◆ Task prompt:
Below are some records. How many of their lines contain the string "this"? Give the number only.

◆ Listed entries:

=-=-=-=-=

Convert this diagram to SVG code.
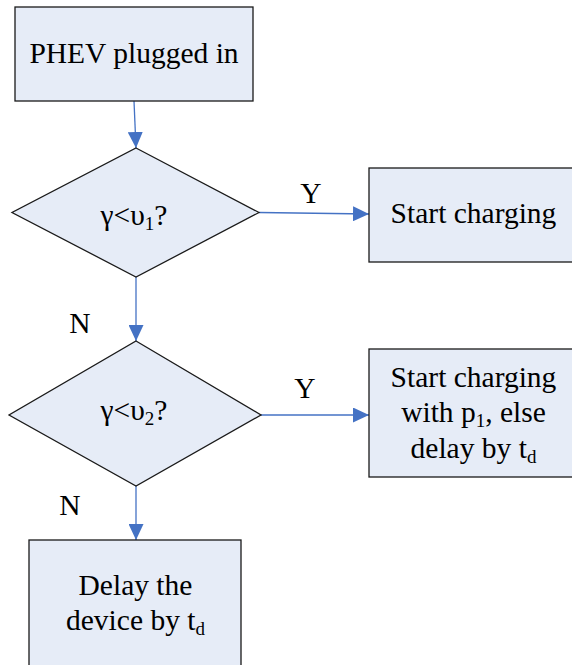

=-=-=-=-=

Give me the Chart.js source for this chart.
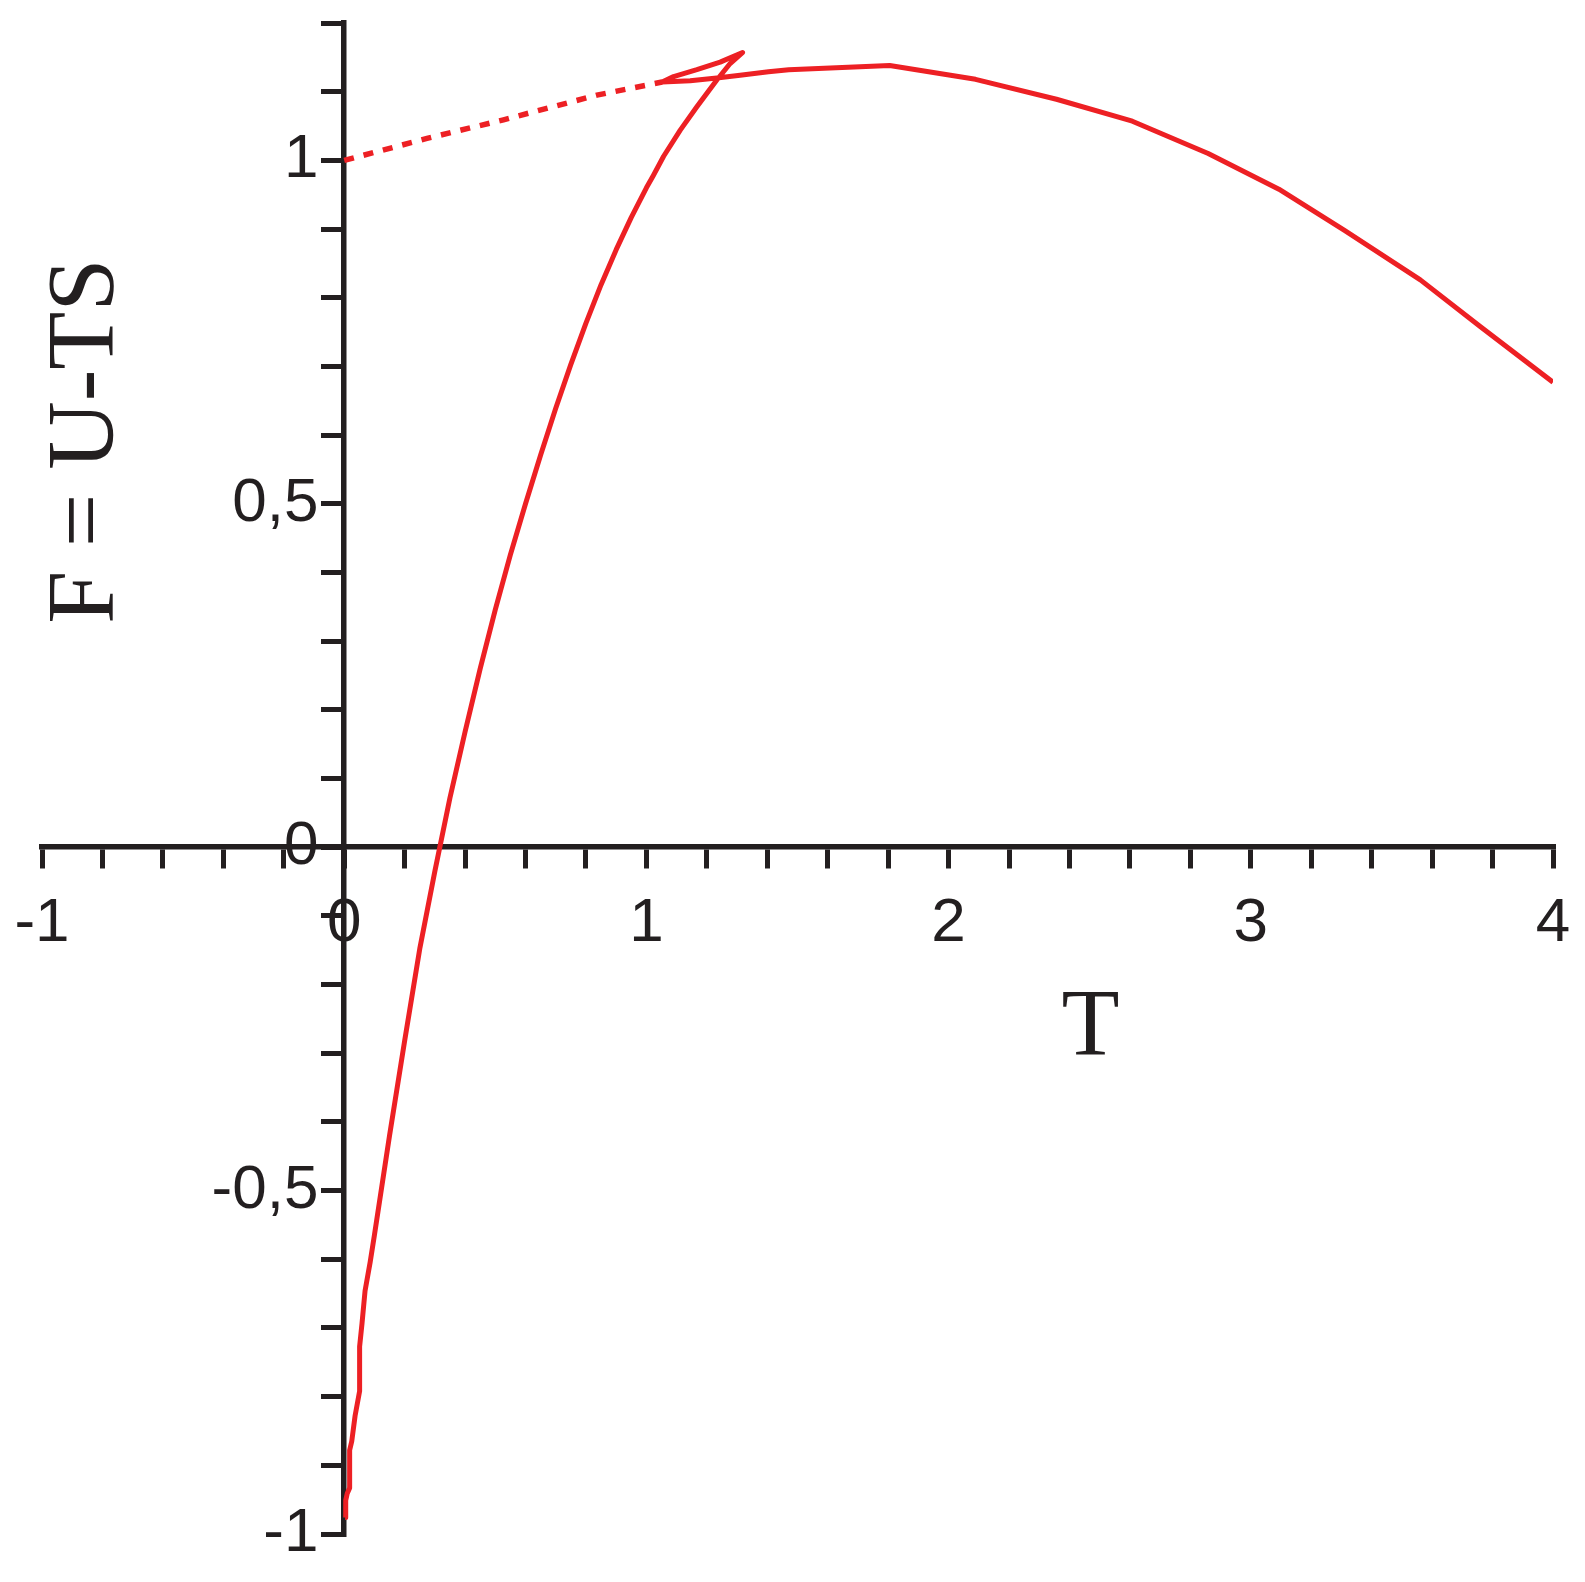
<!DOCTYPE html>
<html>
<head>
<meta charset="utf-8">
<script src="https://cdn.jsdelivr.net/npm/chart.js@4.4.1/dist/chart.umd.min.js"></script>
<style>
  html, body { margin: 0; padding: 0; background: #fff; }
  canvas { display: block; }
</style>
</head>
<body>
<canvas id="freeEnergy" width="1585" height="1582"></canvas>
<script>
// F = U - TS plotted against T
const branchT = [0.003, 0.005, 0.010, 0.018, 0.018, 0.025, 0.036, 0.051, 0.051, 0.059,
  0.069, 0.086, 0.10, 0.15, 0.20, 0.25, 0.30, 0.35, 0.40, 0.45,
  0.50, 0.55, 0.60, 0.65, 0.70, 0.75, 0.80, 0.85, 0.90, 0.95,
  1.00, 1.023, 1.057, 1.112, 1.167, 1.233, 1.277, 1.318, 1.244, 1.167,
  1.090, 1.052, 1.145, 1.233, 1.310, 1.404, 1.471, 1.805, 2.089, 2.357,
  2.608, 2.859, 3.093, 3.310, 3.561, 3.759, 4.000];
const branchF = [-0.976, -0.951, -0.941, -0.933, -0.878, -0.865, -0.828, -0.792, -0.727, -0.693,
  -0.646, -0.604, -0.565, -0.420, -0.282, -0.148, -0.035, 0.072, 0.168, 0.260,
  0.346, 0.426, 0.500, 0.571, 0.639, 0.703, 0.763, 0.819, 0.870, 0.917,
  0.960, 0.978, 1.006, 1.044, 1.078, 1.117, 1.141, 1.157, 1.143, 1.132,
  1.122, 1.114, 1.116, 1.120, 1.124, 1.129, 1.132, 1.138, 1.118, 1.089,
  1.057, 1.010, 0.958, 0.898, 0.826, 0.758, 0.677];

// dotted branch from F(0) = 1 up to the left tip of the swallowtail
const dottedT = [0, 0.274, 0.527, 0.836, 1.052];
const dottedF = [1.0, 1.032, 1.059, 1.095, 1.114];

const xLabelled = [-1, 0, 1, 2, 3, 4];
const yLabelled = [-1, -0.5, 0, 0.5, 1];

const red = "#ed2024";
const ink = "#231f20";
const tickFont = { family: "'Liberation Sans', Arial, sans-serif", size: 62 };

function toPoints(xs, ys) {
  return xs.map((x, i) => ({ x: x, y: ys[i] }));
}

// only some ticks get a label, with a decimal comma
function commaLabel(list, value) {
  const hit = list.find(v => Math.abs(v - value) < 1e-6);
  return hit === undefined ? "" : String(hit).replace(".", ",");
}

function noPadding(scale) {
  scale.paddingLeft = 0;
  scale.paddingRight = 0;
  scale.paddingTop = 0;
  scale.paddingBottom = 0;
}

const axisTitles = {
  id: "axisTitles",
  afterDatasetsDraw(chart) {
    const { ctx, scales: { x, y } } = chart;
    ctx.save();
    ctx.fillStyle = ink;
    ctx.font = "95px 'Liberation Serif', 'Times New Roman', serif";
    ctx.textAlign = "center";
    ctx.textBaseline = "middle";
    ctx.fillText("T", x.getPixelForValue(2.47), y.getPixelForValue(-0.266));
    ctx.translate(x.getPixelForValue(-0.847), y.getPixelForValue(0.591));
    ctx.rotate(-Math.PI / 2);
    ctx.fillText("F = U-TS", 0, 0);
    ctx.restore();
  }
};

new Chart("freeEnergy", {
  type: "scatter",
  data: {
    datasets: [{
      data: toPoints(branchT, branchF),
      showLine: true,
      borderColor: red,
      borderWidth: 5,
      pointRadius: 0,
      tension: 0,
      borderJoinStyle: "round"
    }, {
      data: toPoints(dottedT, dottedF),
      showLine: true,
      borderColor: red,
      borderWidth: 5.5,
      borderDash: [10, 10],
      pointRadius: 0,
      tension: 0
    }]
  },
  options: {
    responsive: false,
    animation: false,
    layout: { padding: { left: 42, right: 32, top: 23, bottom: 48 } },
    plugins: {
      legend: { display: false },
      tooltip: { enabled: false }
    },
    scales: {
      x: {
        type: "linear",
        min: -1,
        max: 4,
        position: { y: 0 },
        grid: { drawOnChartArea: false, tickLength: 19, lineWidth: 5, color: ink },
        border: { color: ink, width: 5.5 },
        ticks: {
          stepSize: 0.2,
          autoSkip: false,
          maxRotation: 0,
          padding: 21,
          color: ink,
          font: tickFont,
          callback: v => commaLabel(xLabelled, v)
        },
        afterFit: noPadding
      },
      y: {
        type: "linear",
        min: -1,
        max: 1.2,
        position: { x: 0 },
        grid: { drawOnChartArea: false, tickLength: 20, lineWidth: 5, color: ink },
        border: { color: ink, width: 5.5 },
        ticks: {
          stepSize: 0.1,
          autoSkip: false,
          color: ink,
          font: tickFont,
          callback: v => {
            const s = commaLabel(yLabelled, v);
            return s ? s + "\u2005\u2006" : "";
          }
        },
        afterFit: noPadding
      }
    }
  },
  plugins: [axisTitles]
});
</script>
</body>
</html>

=-=-=-=-=

◆ Reply:
2